Now many of you must be wondering how to invest in timberland. From what Light says, it’s quite difficult unless you’re a member of the mega rich or at least managing their money. He does mention one company though, Plum Creek Timber Co. (NYSE:PCL). I learned about PCL a few years ago, from Clyde Milton’s Cheap Stocks. I’m hesitant to say that investing in PCL is a way to expose yourself to timberland though.
The company does own some timberland, 8 million acres or so, with 21% of that being higher quality timberland. On a back of the envelope valuation basis, the company seems like it may be undervalued. Right now, it’s selling on an EV/Acre basis of around $890 versus $1500 on the low end for the price per acre of timberland.
I would caution investors to understand a few things about PCL before rushing into it. The way an equity security behaves will be quite different than an investment in timberland. Light makes a number of points that expresses the strength behind timberland: it’s relatively illiquid, takes years to unwind, and in a bad year you can simply let the trees and value grow. In some ways, this reminds me of frontier markets. Those too, are so remote and hard to access that they don’t suffer from Mr. Market’s fits of manic depression as much. PCL wont behave like that because it’s a common stock. Every day market participants will be putting a value on the company no matter what. In that sense, it will be influenced by a whole host of factors.

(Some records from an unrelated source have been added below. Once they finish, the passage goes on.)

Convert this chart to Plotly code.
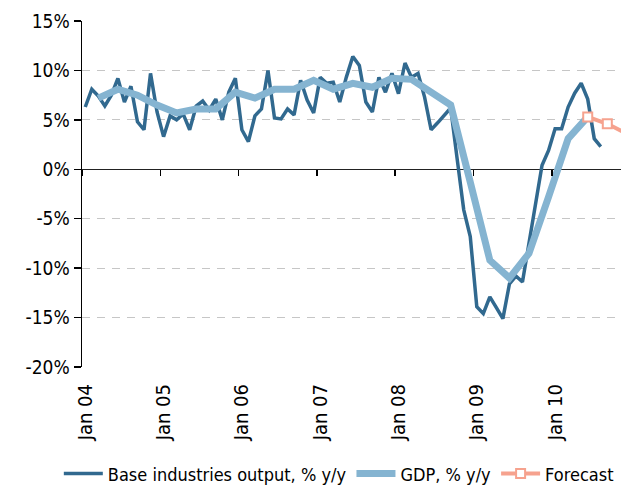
import plotly.graph_objects as go

# ---------------- data ----------------
# monthly index: 0 = Jan 2004
base_month_idx = list(range(0, 80))
base_values = [
    6.3, 8.1, 7.4, 6.4, 7.5, 9.2, 6.8, 8.4, 4.8, 4.0, 9.7, 5.8,   # 2004
    3.3, 5.4, 5.0, 5.6, 4.0, 6.4, 6.9, 6.0, 7.1, 5.0, 7.8, 9.2,   # 2005
    4.0, 2.8, 5.4, 6.1, 10.0, 5.2, 5.1, 6.1, 5.5, 9.0, 7.0, 5.7,  # 2006
    9.3, 8.7, 8.8, 6.8, 9.3, 11.4, 10.5, 6.8, 5.8, 9.3, 7.8, 9.7, # 2007
    7.65, 10.75, 9.3, 9.7, 7.3, 4.0, 4.7, 5.4, 6.2, 1.0, -4.1, -6.8,  # 2008
    -13.9, -14.6, -12.9, -14.0, -15.1, -11.6, -10.8, -11.4, -7.6, -3.6, 0.4, 1.9,  # 2009
    4.1, 4.1, 6.3, 7.7, 8.7, 7.1, 3.1, 2.3,                       # 2010
]

gdp_month_idx = [2, 5, 8, 11, 14, 17, 20, 23, 26, 29, 32, 35, 38, 41, 44, 47,
                 50, 53, 56, 59, 62, 65, 68, 71, 74, 77]
gdp_values = [7.2, 8.1, 7.5, 6.5, 5.7, 6.1, 6.1, 7.8, 7.2, 8.1, 8.1, 9.0, 8.1, 8.7, 8.3, 9.2,
              9.1, 7.8, 6.5, -1.3, -9.2, -11.0, -8.5, -2.8, 3.1, 5.3]

forecast_month_idx = [77, 80, 83]
forecast_values = [5.3, 4.6, 3.6]

year_label_idx = [0, 12, 24, 36, 48, 60, 72]
year_labels = ["Jan 04", "Jan 05", "Jan 06", "Jan 07", "Jan 08", "Jan 09", "Jan 10"]
year_boundary_idx = [-0.5, 11.5, 23.5, 35.5, 47.5, 59.5, 71.5]

y_tick_vals = [-20, -15, -10, -5, 0, 5, 10, 15]
y_tick_text = ["-20%", "-15%", "-10%", "-5%", "0%", "5%", "10%", "15%"]

series_names = ["Base industries output, % y/y", "GDP, % y/y", "Forecast"]

# ---------------- figure ----------------
FONT = "DejaVu Sans Condensed, Liberation Sans Narrow, Liberation Sans, sans-serif"
X_RANGE = [-0.5, 82.1]

fig = go.Figure()
fig.add_trace(go.Scatter(
    x=base_month_idx, y=base_values, mode="lines", name=series_names[0],
    line=dict(color="#31698f", width=3.5),
))
fig.add_trace(go.Scatter(
    x=gdp_month_idx, y=gdp_values, mode="lines", name=series_names[1],
    line=dict(color="#85b4d1", width=7),
))
fig.add_trace(go.Scatter(
    x=forecast_month_idx, y=forecast_values, mode="lines+markers", name=series_names[2],
    line=dict(color="#f6a28e", width=4),
    marker=dict(symbol="square", size=9, color="white",
                line=dict(color="#f6a28e", width=2)),
))

fig.update_layout(
    width=621, height=486,
    margin=dict(l=82, r=0, t=21, b=119, autoexpand=False),
    paper_bgcolor="white", plot_bgcolor="white",
    font=dict(family=FONT, size=19, color="black"),
    showlegend=True,
    legend=dict(orientation="h", x=-0.043, xanchor="left", y=-0.309, yanchor="middle",
                font=dict(family=FONT, size=18, color="black"),
                itemwidth=39, tracegroupgap=0, bgcolor="rgba(0,0,0,0)"),
    xaxis=dict(range=X_RANGE, tickmode="array", tickvals=year_label_idx, ticktext=year_labels,
               tickangle=-90, ticks="", showline=False, showgrid=False, zeroline=False,
               ticklabelstandoff=12, automargin=False,
               tickfont=dict(family=FONT, size=20, color="black")),
    xaxis2=dict(range=X_RANGE, overlaying="x", anchor="free", position=20 / 35, side="bottom",
                tickmode="array", tickvals=year_boundary_idx, ticks="outside", ticklen=6,
                tickwidth=1.5, tickcolor="black", showticklabels=False, showline=False,
                showgrid=False, zeroline=False),
    yaxis=dict(range=[-20, 15], tickmode="array", tickvals=y_tick_vals, ticktext=y_tick_text,
               showline=True, linecolor="black", linewidth=1.5, ticks="outside", ticklen=7,
               tickwidth=1.5, tickcolor="black",
               showgrid=True, gridcolor="#c6c6c6", gridwidth=1, griddash="8px,7px",
               zeroline=True, zerolinecolor="#222222", zerolinewidth=1.5,
               automargin=False, tickfont=dict(family=FONT, size=19, color="black")),
)
# invisible helper so xaxis2 (year tick marks on zero line) is rendered
fig.add_trace(go.Scatter(x=[X_RANGE[0]], y=[0], xaxis="x2", mode="markers",
                         marker=dict(opacity=0), showlegend=False, hoverinfo="skip"))

# remove the page's default body margin so the 621x486 figure fills the window exactly
fig.write_html(
    "out.html",
    config={"displayModeBar": False, "staticPlot": True},
    post_script="document.body.style.margin='0';document.body.style.overflow='hidden';",
)
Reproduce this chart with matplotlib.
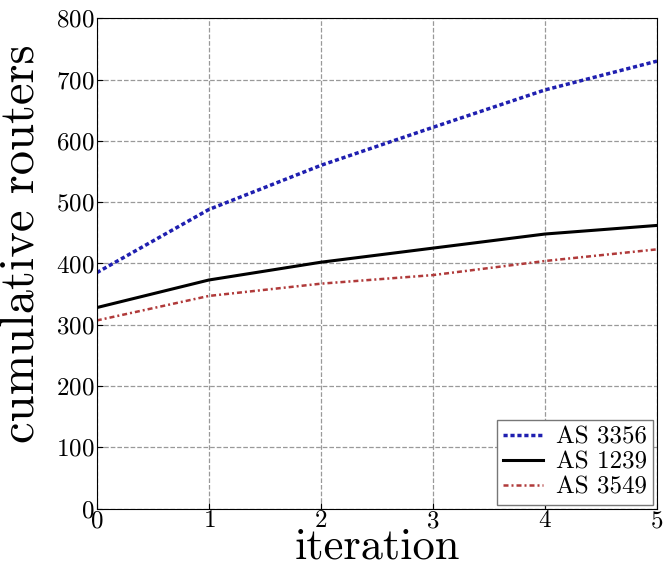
import matplotlib
matplotlib.use("Agg")
import matplotlib.pyplot as plt

# data
iterations = [0, 1, 2, 3, 4, 5]
as3356 = [385, 488, 560, 622, 683, 730]
as1239 = [328, 373, 402, 425, 448, 462]
as3549 = [307, 347, 367, 381, 404, 423]

plt.rcParams['font.family'] = ['cmr10', 'DejaVu Serif']
plt.rcParams['axes.formatter.use_mathtext'] = True
plt.rcParams['mathtext.fontset'] = 'cm'

fig = plt.figure(figsize=(6.63, 5.69), dpi=100)
ax = fig.add_axes([0.146, 0.106, 0.845, 0.862])

ax.plot(iterations, as3356, color='#1f1fb0', linestyle=(0, (1.2, 0.8)), linewidth=2.5, label='AS 3356')
ax.plot(iterations, as1239, color='black', linestyle='-', linewidth=2.2, label='AS 1239')
ax.plot(iterations, as3549, color='#b03a3a', linestyle=(0, (2, 1.2, 0.8, 1.2)), linewidth=1.8, label='AS 3549')

ax.set_xlim(0, 5)
ax.set_ylim(0, 800)
ax.set_xticks(iterations)
ax.set_yticks(range(0, 801, 100))
ax.tick_params(direction='in', labelsize=18, length=4, pad=2)
ax.tick_params(axis='x', pad=1)
ax.grid(True, linestyle='--', color='#999999', linewidth=0.9)

ax.set_xlabel('iteration', fontsize=32)
ax.set_ylabel('cumulative routers', fontsize=35)
ax.xaxis.set_label_coords(0.5685, 0.003, transform=fig.transFigure)
ax.xaxis.label.set_va('bottom')
ax.xaxis.label.set_ha('center')
ax.yaxis.set_label_coords(-0.095, 0.54, transform=ax.transAxes)

leg = ax.legend(loc='lower right', fontsize=18, fancybox=False, framealpha=1,
                edgecolor='#777777', borderpad=0.25, labelspacing=0.1,
                handlelength=1.6, handletextpad=0.5, borderaxespad=0.15)

fig.savefig('out.png', dpi=100)
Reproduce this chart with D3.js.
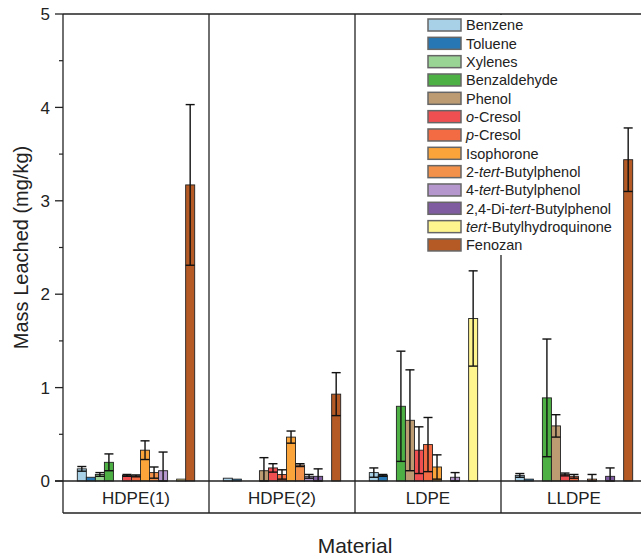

We all know that the price of a security and the value of a security are two very different things. What this all means is that even though timberland investors saw a 4% appreciation for their investment in 2008, a PCL investor would have seen a -50% decline in their investment. This is because PCL is subject to different influences. Over the longer term, its likely that value will follow in a company like PCL and in that case, if you’re bullish on timberland, it might be a good place to invest. An investor would have to look at the company’s current management and other business lines in order to accurately gauge whether the company is as undervalued as it looks based on the EV/Acre basis. This is something that could be worth looking into.